Dancers often say they have been inspired by another, more experienced dancer. Has there been such an inspiration in Leeper's career?
He replied that both in his dance studies at Chautauqua, and at CRYB, he especially enjoyed the teaching and the performing of Daniel Ulbricht, the New York City Ballet soloist who studied as a boy at Chautauqua, and who has returned to share his knowledge with others in our area.
He said that it wasn't until he moved on in his studies that he began to study in men's classes, where the focus was more fully on the skills which are needed by male dancers. The first all-male class in which he participated was taught at Chautauqua by Ulbricht.
During his brief stay in Jamestown, he had the great satisfaction to be invited to teach the men's class at CRYB, which now has a number of young men, studying there.
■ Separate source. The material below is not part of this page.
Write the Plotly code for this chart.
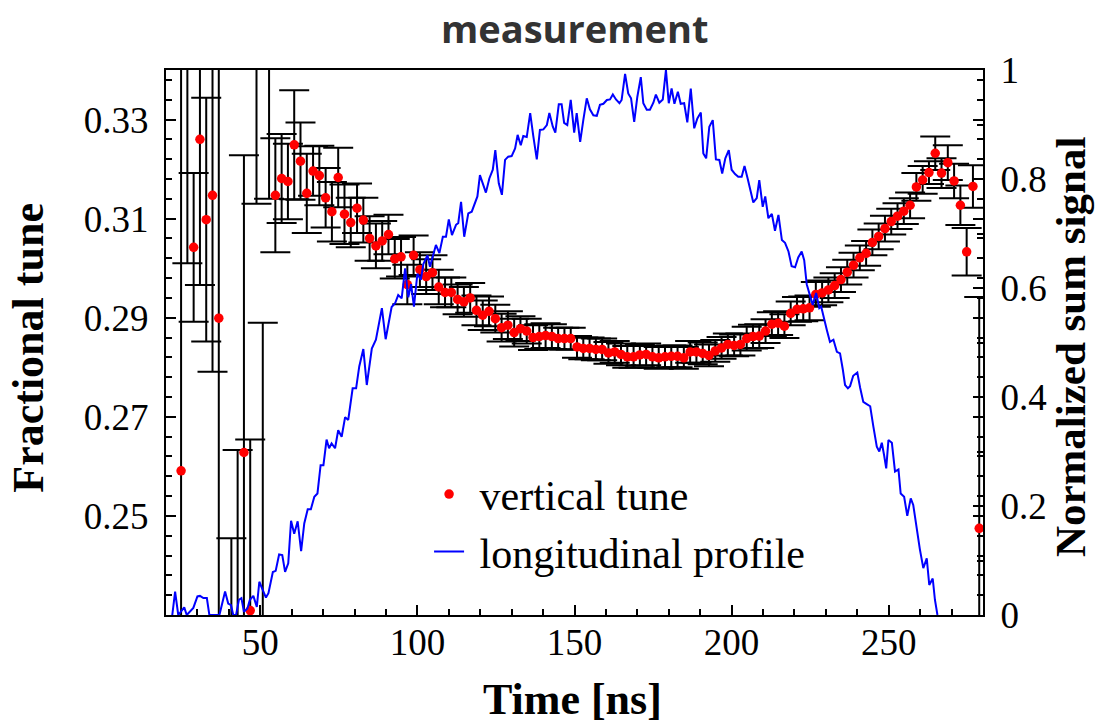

I asked Monika Alch about her former student's history, and she smiled radiantly. ''Jordan came to us at age 11. He had been doing some serious skating, and he participated in an after school program which we were offering at Washington School,'' she told me. ''He obviously had the strength and the talent to dance, but even more important, he had no attitude. In all the years I've known him, he has always been dedicated and eager to do a good job and to give us what we need.
''I didn't have a men's class to offer him, so I fitted him in wherever I could, and he never complained or tried to make himself the center of attention. He never said 'I can't.' He always said, 'Show me how to do that.' He is one of the great treasures of my career,'' she said.
You can see him for yourself, tonight at the Reg Lenna Civic Center, or next Saturday at the Struthers Library Theatre of Warren. He got there, from here.